▶ _What you will do_: Everything from the first line of the data below through the line that contains "plt.rcParams['font.family'] = ['DejaVu Sans']" should be written out exactly, please, and nothing more; the pictures stay out.

+ + + +

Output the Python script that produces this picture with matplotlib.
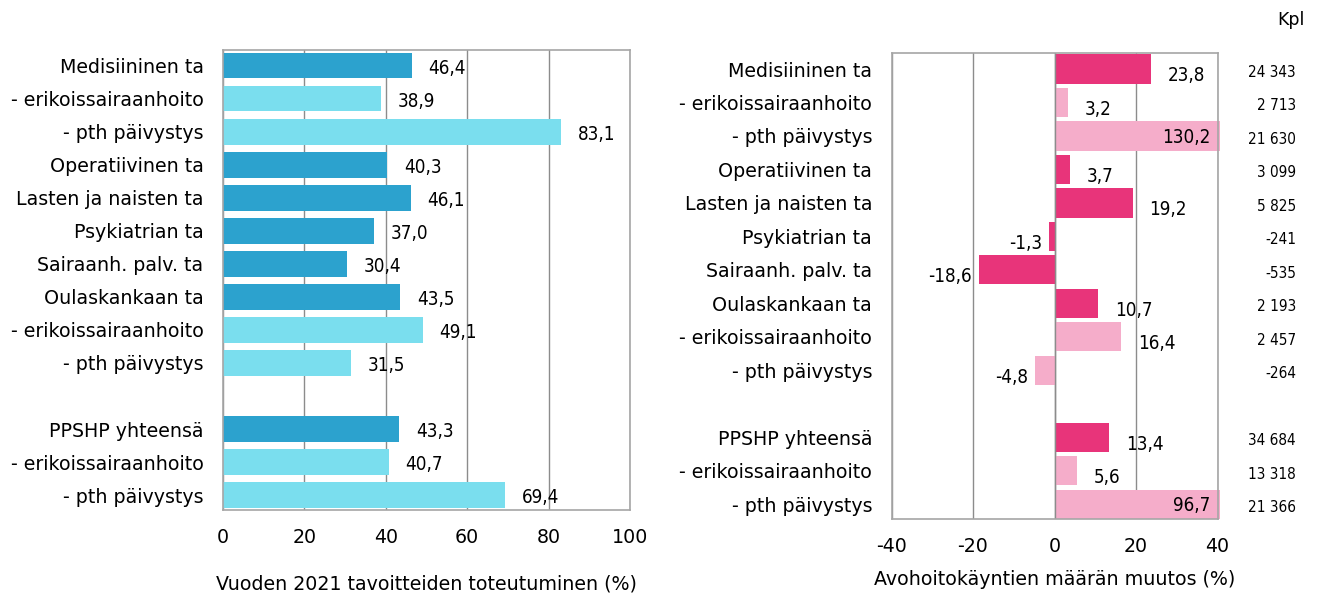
import numpy as np
import matplotlib.pyplot as plt
from matplotlib.transforms import blended_transform_factory

plt.rcParams['font.family'] = ['DejaVu Sans']

categories = ['Medisiininen ta', '- erikoissairaanhoito', '- pth päivystys',
              'Operatiivinen ta', 'Lasten ja naisten ta', 'Psykiatrian ta',
              'Sairaanh. palv. ta', 'Oulaskankaan ta', '- erikoissairaanhoito',
              '- pth päivystys', 'PPSHP yhteensä', '- erikoissairaanhoito',
              '- pth päivystys']
positions = [0, 1, 2, 3, 4, 5, 6, 7, 8, 9, 11, 12, 13]
is_sub = [False, True, True, False, False, False, False, False, True, True,
          False, True, True]

goal_pct = [46.4, 38.9, 83.1, 40.3, 46.1, 37.0, 30.4, 43.5, 49.1, 31.5,
            43.3, 40.7, 69.4]
change_pct = [23.8, 3.2, 130.2, 3.7, 19.2, -1.3, -18.6, 10.7, 16.4, -4.8,
              13.4, 5.6, 96.7]
change_kpl = ['24 343', '2 713', '21 630', '3 099', '5 825', '-241', '-535',
              '2 193', '2 457', '-264', '34 684', '13 318', '21 366']

blue_dark, blue_light = '#2CA2CE', '#7ADEEE'
pink_dark, pink_light = '#E8347A', '#F5ADCA'
grid_c = '#8c8c8c'
frame_c = '#a6a6a6'

def fmt(v):
    return f'{v:.1f}'.replace('.', ',')

fig = plt.figure(figsize=(13.17, 5.97), dpi=100)
ax1 = fig.add_axes([223 / 1317, 1 - 510 / 597, 407 / 1317, 460 / 597])
ax2 = fig.add_axes([891.5 / 1317, 1 - 519.3 / 597, 326 / 1317, 466 / 597])

fs = 13.7

def style(ax, xlim, ticks, xlabel, labelpad):
    ax.set_xlim(*xlim)
    ax.set_ylim(13.45, -0.47)
    ax.set_xticks(ticks)
    ax.set_xticklabels([str(t) for t in ticks], fontsize=fs)
    ax.set_yticks(positions)
    ax.set_yticklabels(categories, fontsize=fs)
    ax.tick_params(length=0, pad=14, axis='y')
    ax.tick_params(length=0, pad=13, axis='x')
    ax.grid(axis='x', color=grid_c, lw=1)
    ax.set_axisbelow(True)
    for s in ax.spines.values():
        s.set_color(frame_c)
        s.set_linewidth(1.2)
    ax.set_xlabel(xlabel, fontsize=fs, labelpad=labelpad)

# left panel
cols1 = [blue_light if s else blue_dark for s in is_sub]
ax1.barh(positions, goal_pct, height=0.78, color=cols1)
style(ax1, (0, 100), [0, 20, 40, 60, 80, 100],
      'Vuoden 2021 tavoitteiden toteutuminen (%)', 20)
for p, v in zip(positions, goal_pct):
    ax1.annotate(fmt(v), (v, p), xytext=(12, -2), textcoords='offset points',
                 ha='left', va='center', fontsize=13.5, fontstretch='condensed')

# right panel
cols2 = [pink_light if s else pink_dark for s in is_sub]
clipped = [min(v, 40.6) for v in change_pct]
ax2.barh(positions, clipped, height=0.87, color=cols2, clip_on=False)
style(ax2, (-40, 40), [-40, -20, 0, 20, 40],
      'Avohoitokäyntien määrän muutos (%)', 10)
ax2.axvline(0, color=grid_c, lw=1)
for p, v in zip(positions, change_pct):
    if v > 40:
        ax2.annotate(fmt(v), (40, p), xytext=(-5, -1), textcoords='offset points',
                     ha='right', va='center', fontsize=13.5, fontstretch='condensed')
    elif v >= 0:
        ax2.annotate(fmt(v), (v, p), xytext=(12, -5), textcoords='offset points',
                     ha='left', va='center', fontsize=13.5, fontstretch='condensed')
    else:
        ax2.annotate(fmt(v), (v, p), xytext=(-5, -5), textcoords='offset points',
                     ha='right', va='center', fontsize=13.5, fontstretch='condensed')

tr = blended_transform_factory(ax2.transAxes, ax2.transData)
x_col = (1296 - 891.5) / 326
for p, s in zip(positions, change_kpl):
    ax2.text(x_col, p + 0.1, s, transform=tr, ha='right', va='center',
             fontsize=11, fontstretch='condensed')

fig.text(1305 / 1317, 1 - 20 / 597, 'Kpl', ha='right', va='center', fontsize=12.5)

fig.savefig('out.png', dpi=100)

+ + + +

▶ _Result for this task_:
Output the Python script that produces this picture with matplotlib.
import numpy as np
import matplotlib.pyplot as plt
from matplotlib.transforms import blended_transform_factory

plt.rcParams['font.family'] = ['DejaVu Sans']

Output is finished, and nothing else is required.